Exercise description >> Make an exact transcription of the material, leaving out all images.

>>>>>

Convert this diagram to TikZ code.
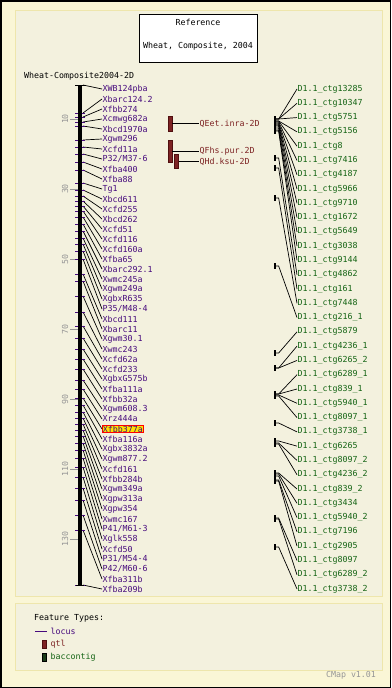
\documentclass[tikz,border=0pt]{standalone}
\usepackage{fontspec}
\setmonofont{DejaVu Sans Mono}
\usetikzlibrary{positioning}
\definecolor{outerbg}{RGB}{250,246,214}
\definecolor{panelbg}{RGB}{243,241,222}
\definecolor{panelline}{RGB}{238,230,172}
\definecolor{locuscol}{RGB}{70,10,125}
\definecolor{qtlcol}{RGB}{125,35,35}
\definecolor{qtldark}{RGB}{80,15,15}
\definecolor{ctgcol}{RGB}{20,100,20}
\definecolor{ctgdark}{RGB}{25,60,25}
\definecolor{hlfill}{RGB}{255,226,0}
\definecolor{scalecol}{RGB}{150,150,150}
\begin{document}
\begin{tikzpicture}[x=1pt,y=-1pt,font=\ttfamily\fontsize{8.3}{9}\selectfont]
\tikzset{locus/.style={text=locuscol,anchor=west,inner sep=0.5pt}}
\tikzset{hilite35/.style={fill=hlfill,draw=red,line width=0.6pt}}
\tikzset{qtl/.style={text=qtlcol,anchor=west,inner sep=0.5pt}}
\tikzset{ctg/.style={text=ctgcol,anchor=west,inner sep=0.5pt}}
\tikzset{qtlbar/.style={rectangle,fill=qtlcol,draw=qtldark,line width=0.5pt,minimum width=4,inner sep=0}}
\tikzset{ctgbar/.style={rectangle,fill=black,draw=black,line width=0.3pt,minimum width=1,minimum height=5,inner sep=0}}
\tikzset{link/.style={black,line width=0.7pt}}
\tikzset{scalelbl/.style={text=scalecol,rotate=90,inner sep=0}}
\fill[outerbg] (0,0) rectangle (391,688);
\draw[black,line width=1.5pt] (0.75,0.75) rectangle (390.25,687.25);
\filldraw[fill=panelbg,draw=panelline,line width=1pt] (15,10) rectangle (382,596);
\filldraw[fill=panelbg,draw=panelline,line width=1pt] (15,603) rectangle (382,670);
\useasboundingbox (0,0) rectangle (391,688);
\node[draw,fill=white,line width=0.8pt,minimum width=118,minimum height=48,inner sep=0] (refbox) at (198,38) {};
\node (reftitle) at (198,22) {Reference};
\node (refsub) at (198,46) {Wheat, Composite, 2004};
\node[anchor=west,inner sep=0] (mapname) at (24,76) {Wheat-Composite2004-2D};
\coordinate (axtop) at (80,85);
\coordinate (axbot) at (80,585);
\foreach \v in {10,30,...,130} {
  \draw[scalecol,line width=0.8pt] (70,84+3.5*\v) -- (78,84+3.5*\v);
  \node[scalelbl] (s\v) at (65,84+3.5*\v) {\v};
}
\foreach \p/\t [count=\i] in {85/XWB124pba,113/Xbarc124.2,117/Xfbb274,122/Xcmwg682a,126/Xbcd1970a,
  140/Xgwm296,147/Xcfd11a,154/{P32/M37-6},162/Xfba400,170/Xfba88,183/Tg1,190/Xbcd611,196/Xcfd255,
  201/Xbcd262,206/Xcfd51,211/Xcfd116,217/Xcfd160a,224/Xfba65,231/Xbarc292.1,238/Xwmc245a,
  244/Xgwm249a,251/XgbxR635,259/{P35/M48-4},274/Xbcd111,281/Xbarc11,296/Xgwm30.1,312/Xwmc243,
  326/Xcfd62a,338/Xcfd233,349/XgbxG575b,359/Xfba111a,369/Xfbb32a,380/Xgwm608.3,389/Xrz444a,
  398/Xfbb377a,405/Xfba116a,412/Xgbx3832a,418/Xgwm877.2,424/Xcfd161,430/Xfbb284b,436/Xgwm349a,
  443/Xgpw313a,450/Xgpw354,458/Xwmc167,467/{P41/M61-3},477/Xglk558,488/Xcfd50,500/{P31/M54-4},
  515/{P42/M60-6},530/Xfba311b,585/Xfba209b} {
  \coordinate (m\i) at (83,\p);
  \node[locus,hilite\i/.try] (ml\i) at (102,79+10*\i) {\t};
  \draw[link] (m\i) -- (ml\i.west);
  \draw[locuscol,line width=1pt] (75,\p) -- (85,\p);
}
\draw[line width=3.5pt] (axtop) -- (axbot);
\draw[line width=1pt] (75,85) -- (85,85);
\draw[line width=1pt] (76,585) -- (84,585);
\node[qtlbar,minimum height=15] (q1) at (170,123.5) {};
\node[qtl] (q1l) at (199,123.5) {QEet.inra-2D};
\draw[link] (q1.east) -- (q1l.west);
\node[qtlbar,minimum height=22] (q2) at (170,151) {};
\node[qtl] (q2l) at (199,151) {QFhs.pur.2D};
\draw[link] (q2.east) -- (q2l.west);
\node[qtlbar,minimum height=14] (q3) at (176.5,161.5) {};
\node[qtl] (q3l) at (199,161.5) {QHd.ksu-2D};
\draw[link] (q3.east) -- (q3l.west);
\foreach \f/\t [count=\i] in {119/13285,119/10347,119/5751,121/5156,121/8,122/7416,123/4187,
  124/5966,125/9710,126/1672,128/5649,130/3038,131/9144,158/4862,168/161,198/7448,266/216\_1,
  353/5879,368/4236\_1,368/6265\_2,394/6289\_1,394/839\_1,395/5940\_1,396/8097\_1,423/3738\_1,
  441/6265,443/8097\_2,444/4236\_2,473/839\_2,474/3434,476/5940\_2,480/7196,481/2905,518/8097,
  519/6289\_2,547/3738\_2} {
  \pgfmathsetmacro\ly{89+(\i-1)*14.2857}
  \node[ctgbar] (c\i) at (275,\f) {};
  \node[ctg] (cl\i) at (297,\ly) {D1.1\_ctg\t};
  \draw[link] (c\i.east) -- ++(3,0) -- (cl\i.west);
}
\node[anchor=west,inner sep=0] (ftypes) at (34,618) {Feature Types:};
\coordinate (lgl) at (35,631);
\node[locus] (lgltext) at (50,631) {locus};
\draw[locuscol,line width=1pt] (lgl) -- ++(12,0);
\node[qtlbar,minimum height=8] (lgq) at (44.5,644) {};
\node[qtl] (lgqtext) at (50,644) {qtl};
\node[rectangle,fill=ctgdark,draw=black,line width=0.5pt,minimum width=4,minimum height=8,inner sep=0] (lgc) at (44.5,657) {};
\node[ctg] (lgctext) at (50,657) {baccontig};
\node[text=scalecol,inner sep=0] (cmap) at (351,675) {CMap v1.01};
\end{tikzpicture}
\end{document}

<<<<<

Answer to this exercise >>
Convert this diagram to TikZ code.
\documentclass[tikz,border=0pt]{standalone}
\usepackage{fontspec}
\setmonofont{DejaVu Sans Mono}
\usetikzlibrary{positioning}
\definecolor{outerbg}{RGB}{250,246,214}
\definecolor{panelbg}{RGB}{243,241,222}
\definecolor{panelline}{RGB}{238,230,172}
\definecolor{locuscol}{RGB}{70,10,125}
\definecolor{qtlcol}{RGB}{125,35,35}
\definecolor{qtldark}{RGB}{80,15,15}
\definecolor{ctgcol}{RGB}{20,100,20}
\definecolor{ctgdark}{RGB}{25,60,25}
\definecolor{hlfill}{RGB}{255,226,0}
\definecolor{scalecol}{RGB}{150,150,150}
\begin{document}
\begin{tikzpicture}[x=1pt,y=-1pt,font=\ttfamily\fontsize{8.3}{9}\selectfont]
\tikzset{locus/.style={text=locuscol,anchor=west,inner sep=0.5pt}}
\tikzset{hilite35/.style={fill=hlfill,draw=red,line width=0.6pt}}
\tikzset{qtl/.style={text=qtlcol,anchor=west,inner sep=0.5pt}}
\tikzset{ctg/.style={text=ctgcol,anchor=west,inner sep=0.5pt}}
\tikzset{qtlbar/.style={rectangle,fill=qtlcol,draw=qtldark,line width=0.5pt,minimum width=4,inner sep=0}}
\tikzset{ctgbar/.style={rectangle,fill=black,draw=black,line width=0.3pt,minimum width=1,minimum height=5,inner sep=0}}
\tikzset{link/.style={black,line width=0.7pt}}
\tikzset{scalelbl/.style={text=scalecol,rotate=90,inner sep=0}}
\fill[outerbg] (0,0) rectangle (391,688);
\draw[black,line width=1.5pt] (0.75,0.75) rectangle (390.25,687.25);
\filldraw[fill=panelbg,draw=panelline,line width=1pt] (15,10) rectangle (382,596);
\filldraw[fill=panelbg,draw=panelline,line width=1pt] (15,603) rectangle (382,670);
\useasboundingbox (0,0) rectangle (391,688);
\node[draw,fill=white,line width=0.8pt,minimum width=118,minimum height=48,inner sep=0] (refbox) at (198,38) {};
\node (reftitle) at (198,22) {Reference};
\node (refsub) at (198,46) {Wheat, Composite, 2004};
\node[anchor=west,inner sep=0] (mapname) at (24,76) {Wheat-Composite2004-2D};
\coordinate (axtop) at (80,85);
\coordinate (axbot) at (80,585);
\foreach \v in {10,30,...,130} {
  \draw[scalecol,line width=0.8pt] (70,84+3.5*\v) -- (78,84+3.5*\v);
  \node[scalelbl] (s\v) at (65,84+3.5*\v) {\v};
}
\foreach \p/\t [count=\i] in {85/XWB124pba,113/Xbarc124.2,117/Xfbb274,122/Xcmwg682a,126/Xbcd1970a,
  140/Xgwm296,147/Xcfd11a,154/{P32/M37-6},162/Xfba400,170/Xfba88,183/Tg1,190/Xbcd611,196/Xcfd255,
  201/Xbcd262,206/Xcfd51,211/Xcfd116,217/Xcfd160a,224/Xfba65,231/Xbarc292.1,238/Xwmc245a,
  244/Xgwm249a,251/XgbxR635,259/{P35/M48-4},274/Xbcd111,281/Xbarc11,296/Xgwm30.1,312/Xwmc243,
  326/Xcfd62a,338/Xcfd233,349/XgbxG575b,359/Xfba111a,369/Xfbb32a,380/Xgwm608.3,389/Xrz444a,
  398/Xfbb377a,405/Xfba116a,412/Xgbx3832a,418/Xgwm877.2,424/Xcfd161,430/Xfbb284b,436/Xgwm349a,
  443/Xgpw313a,450/Xgpw354,458/Xwmc167,467/{P41/M61-3},477/Xglk558,488/Xcfd50,500/{P31/M54-4},
  515/{P42/M60-6},530/Xfba311b,585/Xfba209b} {
  \coordinate (m\i) at (83,\p);
  \node[locus,hilite\i/.try] (ml\i) at (102,79+10*\i) {\t};
  \draw[link] (m\i) -- (ml\i.west);
  \draw[locuscol,line width=1pt] (75,\p) -- (85,\p);
}
\draw[line width=3.5pt] (axtop) -- (axbot);
\draw[line width=1pt] (75,85) -- (85,85);
\draw[line width=1pt] (76,585) -- (84,585);
\node[qtlbar,minimum height=15] (q1) at (170,123.5) {};
\node[qtl] (q1l) at (199,123.5) {QEet.inra-2D};
\draw[link] (q1.east) -- (q1l.west);
\node[qtlbar,minimum height=22] (q2) at (170,151) {};
\node[qtl] (q2l) at (199,151) {QFhs.pur.2D};
\draw[link] (q2.east) -- (q2l.west);
\node[qtlbar,minimum height=14] (q3) at (176.5,161.5) {};
\node[qtl] (q3l) at (199,161.5) {QHd.ksu-2D};
\draw[link] (q3.east) -- (q3l.west);
\foreach \f/\t [count=\i] in {119/13285,119/10347,119/5751,121/5156,121/8,122/7416,123/4187,
  124/5966,125/9710,126/1672,128/5649,130/3038,131/9144,158/4862,168/161,198/7448,266/216\_1,
  353/5879,368/4236\_1,368/6265\_2,394/6289\_1,394/839\_1,395/5940\_1,396/8097\_1,423/3738\_1,
  441/6265,443/8097\_2,444/4236\_2,473/839\_2,474/3434,476/5940\_2,480/7196,481/2905,518/8097,
  519/6289\_2,547/3738\_2} {
  \pgfmathsetmacro\ly{89+(\i-1)*14.2857}
  \node[ctgbar] (c\i) at (275,\f) {};
  \node[ctg] (cl\i) at (297,\ly) {D1.1\_ctg\t};
  \draw[link] (c\i.east) -- ++(3,0) -- (cl\i.west);
}
\node[anchor=west,inner sep=0] (ftypes) at (34,618) {Feature Types:};
\coordinate (lgl) at (35,631);
\node[locus] (lgltext) at (50,631) {locus};
\draw[locuscol,line width=1pt] (lgl) -- ++(12,0);
\node[qtlbar,minimum height=8] (lgq) at (44.5,644) {};
\node[qtl] (lgqtext) at (50,644) {qtl};
\node[rectangle,fill=ctgdark,draw=black,line width=0.5pt,minimum width=4,minimum height=8,inner sep=0] (lgc) at (44.5,657) {};
\node[ctg] (lgctext) at (50,657) {baccontig};
\node[text=scalecol,inner sep=0] (cmap) at (351,675) {CMap v1.01};
\end{tikzpicture}
\end{document}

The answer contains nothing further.